“Sully”
Directed by Clint Eastwood
I’m not the best flyer, so I was putting off seeing this as long as I could. But I wanted to see it in a theater before it disappeared in the maelstrom of Christmas releases. Imagine my surprise when I left the theater feeling MORE confident about flying rather than more terrified. And…that ends the positive part of this review.
Jesus, what was the point of this film? It doesn’t come to a dramatic close so much as stops. Not one actor in the film is given anything to do of any substance. And worst of all, it really comes across as a really expensive anti-government, History channel-caliber middle finger from an ultra-right wing, cranky old man.
Eastwood, in a film he wrote, as well as directed, makes his anti-governmental agency bias so well-known that it utterly strains belief. To think that the NTSB and FAA were on some sort of witch hunt in the days after the incident, certainly to the extent that this film would have you believe, is truly laugh-out-loud funny. Aided by Anna Gunn, Mike O’Malley and Jamey Sheridan behaving like CIA interrogators at Gitmo, Eastwood wants us to walk out of there thinking governmental oversight is a gestapo tactic. The explanation for this choice, that I’ve read elsewhere, is that he needed to find an antagonist somewhere in the story, so he came up with that. But you have Tom Hanks and, oh by the way, the greatest feat of piloting in the airliner era. Can he not be his own antagonist? And can’t the flight itself be dramatic enough?! Ugh.
The rest of the story is merely dross, even though we’re supposed to believe its importance…Sully’s newly generated PTSD, unspoken “history”, problems at home that are visited early but never heard from again and his desperate fight to save his name…go nowhere. With SEVERAL scenes of Hanks inexplicably jogging around a frigid midtown NYC…the film could have literally been told in sixty minutes and we would not have missed a thing.
On the PLUS side, I’d be remiss NOT to mention the photography and effects, however. They are extraordinary, and if you don’t mind cool stuff for cool stuff’s sake, then it’s worth watching. You will absolutely believe you are witnessing the landing in real time. A wonder.
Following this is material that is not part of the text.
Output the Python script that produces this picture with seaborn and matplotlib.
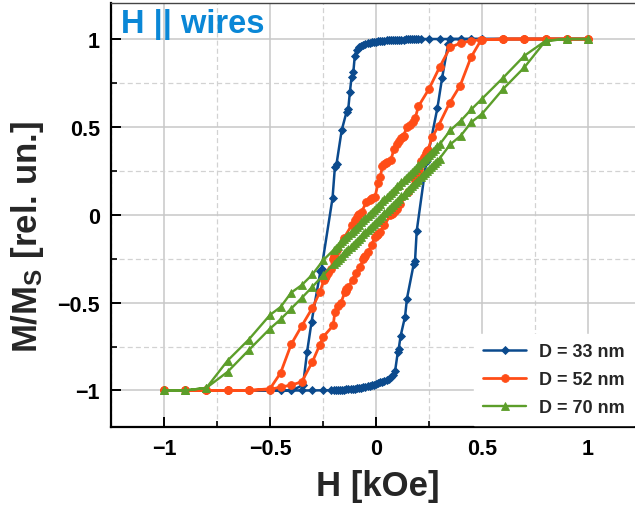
import numpy as np
import pandas as pd
import matplotlib
matplotlib.use("Agg")
import matplotlib.pyplot as plt
from matplotlib.ticker import MultipleLocator, FixedLocator
import seaborn as sns

# ---------------- data ----------------
# D = 33 nm : descending branch (H from +1 to -1)
d33_desc_H = [1.0, 0.9, 0.8, 0.7, 0.6, 0.5, 0.45, 0.4, 0.35, 0.3, 0.25,
              0.21, 0.20, 0.19, 0.18, 0.17, 0.16, 0.15, 0.14, 0.13, 0.12, 0.11,
              0.10, 0.09, 0.08, 0.07, 0.06, 0.05, 0.04, 0.03, 0.02, 0.01, 0.00,
              -0.01, -0.02, -0.03, -0.04, -0.05, -0.06, -0.07, -0.08, -0.09, -0.10,
              -0.107, -0.115, -0.123, -0.131, -0.139, -0.162, -0.186, -0.194, -0.205,
              -0.257, -0.262, -0.304, -0.325, -0.344, -0.4, -0.45, -0.5, -0.6, -0.7,
              -0.8, -0.9, -1.0]
d33_desc_M = [1, 1, 1, 1, 1, 1, 1, 1, 1, 1, 1,
              1.0, 1.0, 0.999, 0.999, 0.999, 0.998, 0.998, 0.998, 0.997, 0.997, 0.997,
              0.996, 0.996, 0.995, 0.994, 0.993, 0.992, 0.991, 0.99, 0.988, 0.987, 0.985,
              0.983, 0.981, 0.978, 0.975, 0.972, 0.967, 0.961, 0.953, 0.94, 0.905,
              0.81, 0.786, 0.70, 0.60, 0.585, 0.48, 0.29, 0.27, 0.095,
              -0.307, -0.32, -0.61, -0.78, -0.97, -1, -1, -1, -1, -1,
              -1, -1, -1]
# D = 33 nm : ascending branch (H from -1 to +1)
d33_asc_H = [-1.0, -0.9, -0.8, -0.7, -0.6, -0.5, -0.45, -0.4, -0.35, -0.3, -0.25,
             -0.21, -0.20, -0.19, -0.18, -0.17, -0.16, -0.15, -0.14, -0.13, -0.12, -0.11,
             -0.10, -0.09, -0.08, -0.07, -0.06, -0.05, -0.04, -0.03, -0.02, -0.01, 0.00,
             0.01, 0.02, 0.03, 0.04, 0.05, 0.06, 0.07, 0.08, 0.09,
             0.103, 0.107, 0.116, 0.137, 0.146, 0.178, 0.184, 0.192, 0.237, 0.242,
             0.29, 0.312, 0.34, 0.35, 0.4, 0.45, 0.5, 0.6, 0.7, 0.8, 0.9, 1.0]
d33_asc_M = [-1, -1, -1, -1, -1, -1, -1, -1, -1, -1, -0.999,
             -0.999, -0.998, -0.998, -0.997, -0.997, -0.996, -0.995, -0.994, -0.993, -0.992, -0.991,
             -0.99, -0.988, -0.987, -0.985, -0.983, -0.98, -0.977, -0.974, -0.971, -0.967, -0.963,
             -0.959, -0.954, -0.949, -0.944, -0.938, -0.932, -0.922, -0.91, -0.89,
             -0.78, -0.765, -0.69, -0.58, -0.477, -0.28, -0.265, -0.093, 0.30, 0.32,
             0.61, 0.78, 0.97, 1, 1, 1, 1, 1, 1, 1, 1, 1]

# D = 52 nm
d52_desc_H = [1.0, 0.9, 0.8, 0.7, 0.6, 0.5, 0.45, 0.40, 0.35, 0.30, 0.25, 0.20,
              0.185, 0.175, 0.16, 0.145, 0.13, 0.125, 0.12, 0.11, 0.10, 0.085, 0.07, 0.05,
              0.045, 0.04, 0.03, 0.02, 0.01, -0.005, -0.02, -0.025, -0.03, -0.045, -0.068,
              -0.08, -0.085, -0.09, -0.10, -0.115, -0.15, -0.186, -0.195, -0.2, -0.205,
              -0.21, -0.225, -0.235, -0.24, -0.245, -0.265, -0.30, -0.35, -0.40, -0.45,
              -0.50, -0.6, -0.7, -0.8, -0.9, -1.0]
d52_desc_M = [1, 1, 1, 1, 1, 0.997, 0.99, 0.977, 0.953, 0.84, 0.716, 0.617,
              0.55, 0.53, 0.51, 0.498, 0.45, 0.443, 0.435, 0.42, 0.405, 0.375, 0.31, 0.30,
              0.295, 0.29, 0.275, 0.214, 0.18, 0.10, 0.093, 0.089, 0.085, 0.075, 0.015,
              0.005, -0.003, -0.01, -0.03, -0.06, -0.13, -0.2, -0.22, -0.235, -0.25,
              -0.307, -0.33, -0.35, -0.36, -0.37, -0.44, -0.53, -0.632, -0.737, -0.90,
              -0.99, -1, -1, -1, -1, -1]
d52_asc_H = [-1.0, -0.9, -0.8, -0.7, -0.6, -0.5, -0.45, -0.40, -0.35, -0.30, -0.265,
             -0.249, -0.202, -0.194, -0.18, -0.165, -0.147, -0.143, -0.14, -0.131, -0.11,
             -0.095, -0.075, -0.06, -0.055, -0.05, -0.036, -0.02, -0.005, 0.003, 0.007,
             0.01, 0.019, 0.04, 0.066, 0.075, 0.08, 0.09, 0.098, 0.115, 0.15, 0.186,
             0.195, 0.2, 0.205, 0.21, 0.225, 0.235, 0.24, 0.245, 0.265, 0.295, 0.347,
             0.397, 0.448, 0.496, 0.6, 0.7, 0.8, 0.9, 1.0]
d52_asc_M = [-1, -1, -1, -1, -1, -0.995, -0.98, -0.97, -0.95, -0.837, -0.74,
             -0.695, -0.63, -0.553, -0.52, -0.50, -0.44, -0.432, -0.425, -0.41, -0.37,
             -0.33, -0.30, -0.25, -0.243, -0.235, -0.21, -0.17, -0.125, -0.118, -0.113,
             -0.108, -0.098, -0.06, -0.004, 0.003, 0.01, 0.02, 0.034, 0.06, 0.13, 0.20,
             0.23, 0.245, 0.26, 0.307, 0.33, 0.35, 0.36, 0.37, 0.44, 0.507, 0.636,
             0.735, 0.896, 0.995, 1, 1, 1, 1, 1]

# D = 70 nm
d70_desc_H = [1.0, 0.9, 0.8, 0.7, 0.6, 0.5, 0.45, 0.4, 0.35,
              0.30, 0.29, 0.28, 0.27, 0.26, 0.25, 0.24, 0.23, 0.22, 0.21, 0.20,
              0.19, 0.18, 0.17, 0.16, 0.15, 0.14, 0.13, 0.12, 0.11, 0.10,
              0.09, 0.08, 0.07, 0.06, 0.05, 0.04, 0.03, 0.02, 0.01, 0.00,
              -0.01, -0.02, -0.03, -0.04, -0.05, -0.06, -0.07, -0.08, -0.09, -0.10,
              -0.11, -0.12, -0.13, -0.14, -0.15, -0.16, -0.17, -0.18, -0.19, -0.20,
              -0.25, -0.30, -0.35, -0.40, -0.45, -0.5, -0.6, -0.7, -0.8, -0.9, -1.0]
d70_desc_M = [1, 1, 0.99, 0.905, 0.78, 0.66, 0.60, 0.535, 0.48,
              0.40, 0.389, 0.377, 0.364, 0.353, 0.341, 0.328, 0.317, 0.304, 0.292, 0.281,
              0.268, 0.257, 0.244, 0.232, 0.221, 0.208, 0.197, 0.184, 0.172, 0.161,
              0.148, 0.137, 0.124, 0.112, 0.101, 0.088, 0.077, 0.064, 0.052, 0.041,
              0.028, 0.017, 0.004, -0.008, -0.019, -0.032, -0.043, -0.056, -0.068, -0.079,
              -0.092, -0.103, -0.116, -0.128, -0.139, -0.152, -0.163, -0.176, -0.188, -0.20,
              -0.26, -0.34, -0.40, -0.443, -0.525, -0.57, -0.71, -0.83, -0.985, -1, -1]
d70_asc_H = [-1.0, -0.9, -0.8, -0.7, -0.6, -0.5, -0.45, -0.4, -0.35, -0.30, -0.25,
             -0.20, -0.19, -0.18, -0.17, -0.16, -0.15, -0.14, -0.13, -0.12, -0.11,
             -0.10, -0.09, -0.08, -0.07, -0.06, -0.05, -0.04, -0.03, -0.02, -0.01,
             0.00, 0.01, 0.02, 0.03, 0.04, 0.05, 0.06, 0.07, 0.08, 0.09,
             0.10, 0.11, 0.12, 0.13, 0.14, 0.15, 0.16, 0.17, 0.18, 0.19,
             0.20, 0.21, 0.22, 0.23, 0.24, 0.25, 0.26, 0.27, 0.28, 0.29, 0.30,
             0.35, 0.40, 0.45, 0.5, 0.6, 0.7, 0.8, 0.9, 1.0]
d70_asc_M = [-1, -1, -0.985, -0.894, -0.77, -0.648, -0.595, -0.534, -0.473, -0.41, -0.345,
             -0.28, -0.269, -0.256, -0.244, -0.233, -0.22, -0.208, -0.197, -0.184, -0.172,
             -0.161, -0.148, -0.136, -0.125, -0.112, -0.1, -0.088, -0.077, -0.064, -0.052,
             -0.041, -0.028, -0.016, -0.005, 0.008, 0.02, 0.032, 0.043, 0.056, 0.068,
             0.079, 0.092, 0.104, 0.115, 0.128, 0.14, 0.152, 0.163, 0.176, 0.188,
             0.199, 0.212, 0.224, 0.235, 0.248, 0.26, 0.272, 0.283, 0.296, 0.308, 0.32,
             0.40, 0.45, 0.527, 0.574, 0.716, 0.839, 0.99, 1, 1]

series_labels = ["D = 33 nm", "D = 52 nm", "D = 70 nm"]
series_colors = ["#0b4a8d", "#ff4d17", "#5c9e2a"]
xtick_vals = [-1, -0.5, 0, 0.5, 1]
xtick_labels = ["\u22121", "\u22120.5", "0", "0.5", "1"]
ytick_vals = [-1, -0.5, 0, 0.5, 1]
ytick_labels = ["\u22121", "\u22120.5", "0", "0.5", "1"]

# ---------------- style ----------------
sns.set_theme(style="white")
plt.rcParams["font.family"] = ["Liberation Sans", "DejaVu Sans"]
plt.rcParams["font.weight"] = "bold"
plt.rcParams["mathtext.fontset"] = "custom"
plt.rcParams["mathtext.rm"] = "Liberation Sans:bold"
plt.rcParams["mathtext.bf"] = "Liberation Sans:bold"
plt.rcParams["mathtext.it"] = "Liberation Sans:bold"

fig = plt.figure(figsize=(6.35, 5.10), dpi=100)
ax = fig.add_axes([111 / 635, (510 - 427.5) / 510, 530 / 635, 423.5 / 510])

loops = [
    (d33_desc_H + d33_asc_H, d33_desc_M + d33_asc_M, "D", 3.8, 1.8),
    (d52_desc_H + d52_asc_H, d52_desc_M + d52_asc_M, "o", 5.6, 2.0),
    (d70_desc_H + d70_asc_H, d70_desc_M + d70_asc_M, "^", 5.2, 1.7),
]
for i, (hh, mm, mk, ms, lw) in enumerate(loops):
    df = pd.DataFrame({"H": hh, "M": mm})
    sns.lineplot(data=df, x="H", y="M", sort=False, estimator=None, ax=ax,
                 color=series_colors[i], marker=mk, markersize=ms,
                 markeredgewidth=0.6, markeredgecolor=series_colors[i],
                 linewidth=lw, label=series_labels[i], zorder=3 + i)

ax.set_xlim(-1.25, 1.25)
ax.set_ylim(-1.205, 1.205)
ax.xaxis.set_major_locator(FixedLocator(xtick_vals))
ax.yaxis.set_major_locator(FixedLocator(ytick_vals))
ax.set_xticklabels(xtick_labels)
ax.set_yticklabels(ytick_labels)
ax.xaxis.set_minor_locator(MultipleLocator(0.25))
ax.yaxis.set_minor_locator(MultipleLocator(0.25))

ax.grid(which="major", color="#c8c8c8", linewidth=1.1, linestyle="-", zorder=0)
ax.grid(which="minor", color="#d2d2d2", linewidth=0.9, linestyle=(0, (4, 2.5)), zorder=0)
ax.set_axisbelow(True)

ax.tick_params(which="both", direction="in", bottom=True, left=True, top=False, right=False,
               colors="black", labelsize=15.5)
ax.tick_params(which="major", length=7, width=1.4)
ax.tick_params(which="minor", length=4.5, width=1.2)
ax.tick_params(axis="x", pad=8)
ax.tick_params(axis="y", pad=8)
for lab in ax.get_xticklabels() + ax.get_yticklabels():
    lab.set_fontweight("bold")

for side in ["left", "bottom"]:
    ax.spines[side].set_color("black")
    ax.spines[side].set_linewidth(1.6)
ax.spines["top"].set_color("#444444")
ax.spines["top"].set_linewidth(1.0)
ax.spines["right"].set_visible(False)

ax.set_xlabel("H [kOe]", fontsize=25, fontweight="bold")
ax.set_ylabel(r"M/M$_{\mathrm{S}}$ [rel. un.]", fontsize=25, fontweight="bold")
ax.xaxis.set_label_coords(0.504, -0.1)
ax.yaxis.set_label_coords(-0.122, 0.45)

fig.text(121 / 635, 1 - 33 / 510, "H || wires", ha="left", va="baseline",
         fontsize=23.5, fontweight="bold", color="#0a87d6")

leg = ax.legend(loc="lower right", bbox_to_anchor=(1.012, 0.147), bbox_transform=fig.transFigure,
                frameon=True, facecolor="white", edgecolor="white", framealpha=1.0,
                fancybox=False, prop={"weight": "bold", "size": 13},
                handlelength=2.4, labelspacing=0.6, borderpad=0.5, handletextpad=0.7)
leg.set_zorder(10)

fig.savefig("out.png", dpi=100)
Also, there is an actor I’d not heard of before, named Patch Darragh, who plays the shlimazel air traffic controller whose lap the flight falls in to. He’s terrific in one of the few well-written and believable scenes in the film.
This is another film that is inexplicably getting a lot of mention for awards. But like “Hacksaw”, I just don’t understand it. No one and nothing associated with this film, other than technicians, belongs in the conversation with films like “Hell or High Water”, or any one of a number of other films.
Sully may have avoided disaster on January 15th, 2009, but Clint Eastwood couldn’t.